▶ _Given data_:
----------
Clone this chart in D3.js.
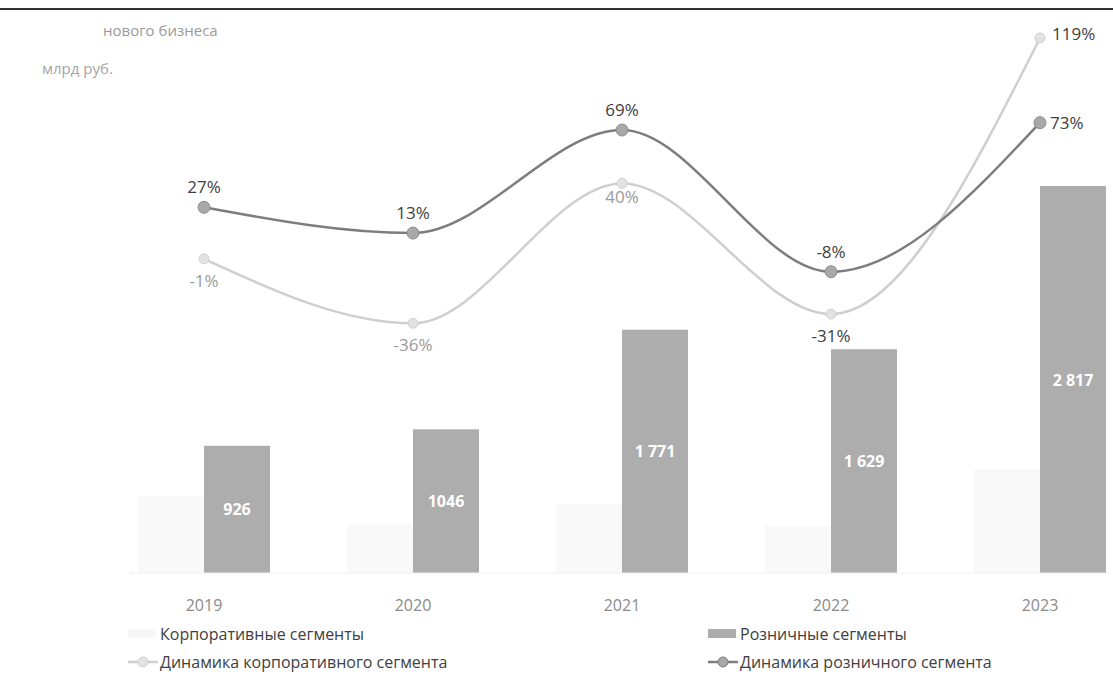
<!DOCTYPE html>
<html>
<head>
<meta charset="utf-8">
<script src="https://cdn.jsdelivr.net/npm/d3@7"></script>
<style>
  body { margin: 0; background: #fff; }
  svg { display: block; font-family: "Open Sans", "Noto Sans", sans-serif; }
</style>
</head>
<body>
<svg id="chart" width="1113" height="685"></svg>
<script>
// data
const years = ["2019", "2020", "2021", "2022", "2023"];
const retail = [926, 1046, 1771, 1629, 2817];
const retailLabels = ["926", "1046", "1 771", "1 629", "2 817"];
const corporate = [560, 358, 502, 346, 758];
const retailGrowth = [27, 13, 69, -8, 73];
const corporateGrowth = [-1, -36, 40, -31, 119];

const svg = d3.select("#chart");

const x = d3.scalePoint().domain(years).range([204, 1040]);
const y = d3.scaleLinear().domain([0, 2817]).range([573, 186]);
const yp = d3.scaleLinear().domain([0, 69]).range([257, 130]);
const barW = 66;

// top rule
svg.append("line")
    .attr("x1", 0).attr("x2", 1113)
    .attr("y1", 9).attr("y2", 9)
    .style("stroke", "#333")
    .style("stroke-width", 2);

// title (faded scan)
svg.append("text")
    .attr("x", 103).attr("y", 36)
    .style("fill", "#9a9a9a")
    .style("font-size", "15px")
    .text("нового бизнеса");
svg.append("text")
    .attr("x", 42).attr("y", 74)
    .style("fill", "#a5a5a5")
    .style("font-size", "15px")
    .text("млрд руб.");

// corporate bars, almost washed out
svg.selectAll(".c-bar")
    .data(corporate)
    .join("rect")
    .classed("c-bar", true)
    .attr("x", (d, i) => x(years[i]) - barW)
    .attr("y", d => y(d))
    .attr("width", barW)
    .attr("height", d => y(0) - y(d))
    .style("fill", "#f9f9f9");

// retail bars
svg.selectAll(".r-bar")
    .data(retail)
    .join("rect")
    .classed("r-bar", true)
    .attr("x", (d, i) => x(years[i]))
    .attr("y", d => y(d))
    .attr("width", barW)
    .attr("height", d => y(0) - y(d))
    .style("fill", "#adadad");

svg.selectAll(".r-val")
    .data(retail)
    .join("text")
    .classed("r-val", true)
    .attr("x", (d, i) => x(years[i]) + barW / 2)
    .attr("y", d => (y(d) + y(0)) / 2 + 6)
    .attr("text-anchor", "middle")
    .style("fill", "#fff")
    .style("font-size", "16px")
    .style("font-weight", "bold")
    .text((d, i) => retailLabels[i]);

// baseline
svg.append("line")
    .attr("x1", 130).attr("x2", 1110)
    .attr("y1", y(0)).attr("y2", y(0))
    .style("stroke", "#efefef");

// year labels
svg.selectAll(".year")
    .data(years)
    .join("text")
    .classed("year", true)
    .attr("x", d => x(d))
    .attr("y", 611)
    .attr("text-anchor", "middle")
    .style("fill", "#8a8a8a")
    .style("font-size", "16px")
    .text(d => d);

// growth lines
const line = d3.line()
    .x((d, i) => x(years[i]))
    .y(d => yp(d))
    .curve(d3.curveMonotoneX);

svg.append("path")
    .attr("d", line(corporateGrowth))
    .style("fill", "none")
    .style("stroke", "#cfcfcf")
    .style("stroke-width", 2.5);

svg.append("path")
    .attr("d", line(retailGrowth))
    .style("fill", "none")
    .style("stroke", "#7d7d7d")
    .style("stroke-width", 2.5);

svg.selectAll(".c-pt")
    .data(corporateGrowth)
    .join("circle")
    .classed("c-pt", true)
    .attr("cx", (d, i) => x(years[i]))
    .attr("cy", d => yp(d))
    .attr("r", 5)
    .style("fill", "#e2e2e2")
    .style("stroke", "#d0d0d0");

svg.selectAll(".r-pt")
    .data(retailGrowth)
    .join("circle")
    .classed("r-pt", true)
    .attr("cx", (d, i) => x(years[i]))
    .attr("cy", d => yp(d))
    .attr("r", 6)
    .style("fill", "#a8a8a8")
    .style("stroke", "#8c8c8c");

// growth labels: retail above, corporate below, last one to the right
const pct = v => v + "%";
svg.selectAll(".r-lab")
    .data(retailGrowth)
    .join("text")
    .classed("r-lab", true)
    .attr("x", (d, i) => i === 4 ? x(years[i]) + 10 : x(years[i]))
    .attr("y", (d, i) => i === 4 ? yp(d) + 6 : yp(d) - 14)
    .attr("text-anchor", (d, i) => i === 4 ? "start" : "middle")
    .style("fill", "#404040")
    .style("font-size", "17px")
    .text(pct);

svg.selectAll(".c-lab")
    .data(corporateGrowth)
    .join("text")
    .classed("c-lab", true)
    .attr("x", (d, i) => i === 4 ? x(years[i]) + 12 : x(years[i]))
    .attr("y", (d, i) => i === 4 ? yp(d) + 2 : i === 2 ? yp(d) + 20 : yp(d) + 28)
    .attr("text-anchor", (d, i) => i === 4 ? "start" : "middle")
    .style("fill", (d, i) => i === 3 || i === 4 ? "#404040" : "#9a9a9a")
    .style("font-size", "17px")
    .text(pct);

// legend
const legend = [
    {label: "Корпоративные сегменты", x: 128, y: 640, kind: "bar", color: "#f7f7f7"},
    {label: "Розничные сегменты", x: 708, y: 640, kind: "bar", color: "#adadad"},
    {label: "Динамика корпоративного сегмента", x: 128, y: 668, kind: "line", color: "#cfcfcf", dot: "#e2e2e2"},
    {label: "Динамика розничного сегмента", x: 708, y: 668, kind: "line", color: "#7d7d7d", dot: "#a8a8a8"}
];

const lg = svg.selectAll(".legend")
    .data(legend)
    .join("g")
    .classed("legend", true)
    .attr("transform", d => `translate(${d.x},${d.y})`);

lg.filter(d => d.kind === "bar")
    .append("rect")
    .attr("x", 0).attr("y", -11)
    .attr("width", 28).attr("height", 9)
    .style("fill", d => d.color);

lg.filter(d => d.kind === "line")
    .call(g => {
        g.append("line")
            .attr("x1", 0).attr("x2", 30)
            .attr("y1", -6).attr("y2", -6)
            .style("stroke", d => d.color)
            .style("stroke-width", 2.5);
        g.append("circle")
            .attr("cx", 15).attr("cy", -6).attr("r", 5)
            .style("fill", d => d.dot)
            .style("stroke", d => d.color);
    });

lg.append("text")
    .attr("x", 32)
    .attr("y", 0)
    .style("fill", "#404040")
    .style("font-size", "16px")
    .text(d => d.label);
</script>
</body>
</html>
----------
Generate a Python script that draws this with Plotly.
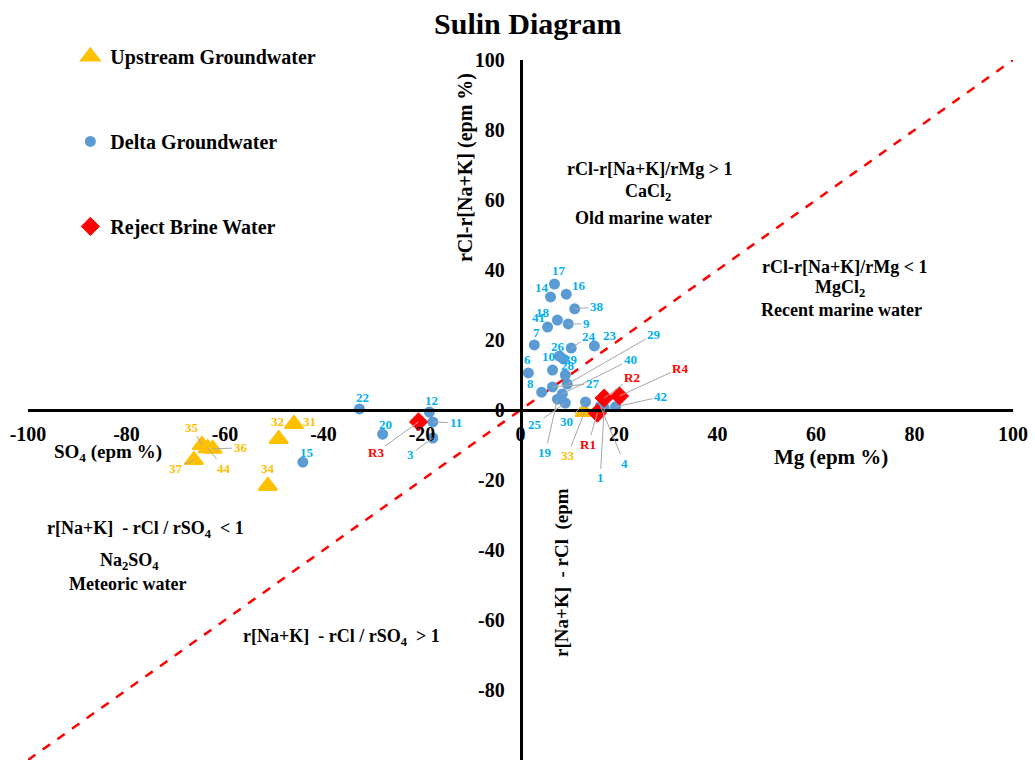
----------
▶ _Exercise task_:
Only the lines from the one bearing "Clone this chart in D3.js." to the one bearing "i) => retailLabels[i]);", both included, should be restated word for word, with pictures left out.

▶ _In response_:
Clone this chart in D3.js.
<!DOCTYPE html>
<html>
<head>
<meta charset="utf-8">
<script src="https://cdn.jsdelivr.net/npm/d3@7"></script>
<style>
  body { margin: 0; background: #fff; }
  svg { display: block; font-family: "Open Sans", "Noto Sans", sans-serif; }
</style>
</head>
<body>
<svg id="chart" width="1113" height="685"></svg>
<script>
// data
const years = ["2019", "2020", "2021", "2022", "2023"];
const retail = [926, 1046, 1771, 1629, 2817];
const retailLabels = ["926", "1046", "1 771", "1 629", "2 817"];
const corporate = [560, 358, 502, 346, 758];
const retailGrowth = [27, 13, 69, -8, 73];
const corporateGrowth = [-1, -36, 40, -31, 119];

const svg = d3.select("#chart");

const x = d3.scalePoint().domain(years).range([204, 1040]);
const y = d3.scaleLinear().domain([0, 2817]).range([573, 186]);
const yp = d3.scaleLinear().domain([0, 69]).range([257, 130]);
const barW = 66;

// top rule
svg.append("line")
    .attr("x1", 0).attr("x2", 1113)
    .attr("y1", 9).attr("y2", 9)
    .style("stroke", "#333")
    .style("stroke-width", 2);

// title (faded scan)
svg.append("text")
    .attr("x", 103).attr("y", 36)
    .style("fill", "#9a9a9a")
    .style("font-size", "15px")
    .text("нового бизнеса");
svg.append("text")
    .attr("x", 42).attr("y", 74)
    .style("fill", "#a5a5a5")
    .style("font-size", "15px")
    .text("млрд руб.");

// corporate bars, almost washed out
svg.selectAll(".c-bar")
    .data(corporate)
    .join("rect")
    .classed("c-bar", true)
    .attr("x", (d, i) => x(years[i]) - barW)
    .attr("y", d => y(d))
    .attr("width", barW)
    .attr("height", d => y(0) - y(d))
    .style("fill", "#f9f9f9");

// retail bars
svg.selectAll(".r-bar")
    .data(retail)
    .join("rect")
    .classed("r-bar", true)
    .attr("x", (d, i) => x(years[i]))
    .attr("y", d => y(d))
    .attr("width", barW)
    .attr("height", d => y(0) - y(d))
    .style("fill", "#adadad");

svg.selectAll(".r-val")
    .data(retail)
    .join("text")
    .classed("r-val", true)
    .attr("x", (d, i) => x(years[i]) + barW / 2)
    .attr("y", d => (y(d) + y(0)) / 2 + 6)
    .attr("text-anchor", "middle")
    .style("fill", "#fff")
    .style("font-size", "16px")
    .style("font-weight", "bold")
    .text((d, i) => retailLabels[i]);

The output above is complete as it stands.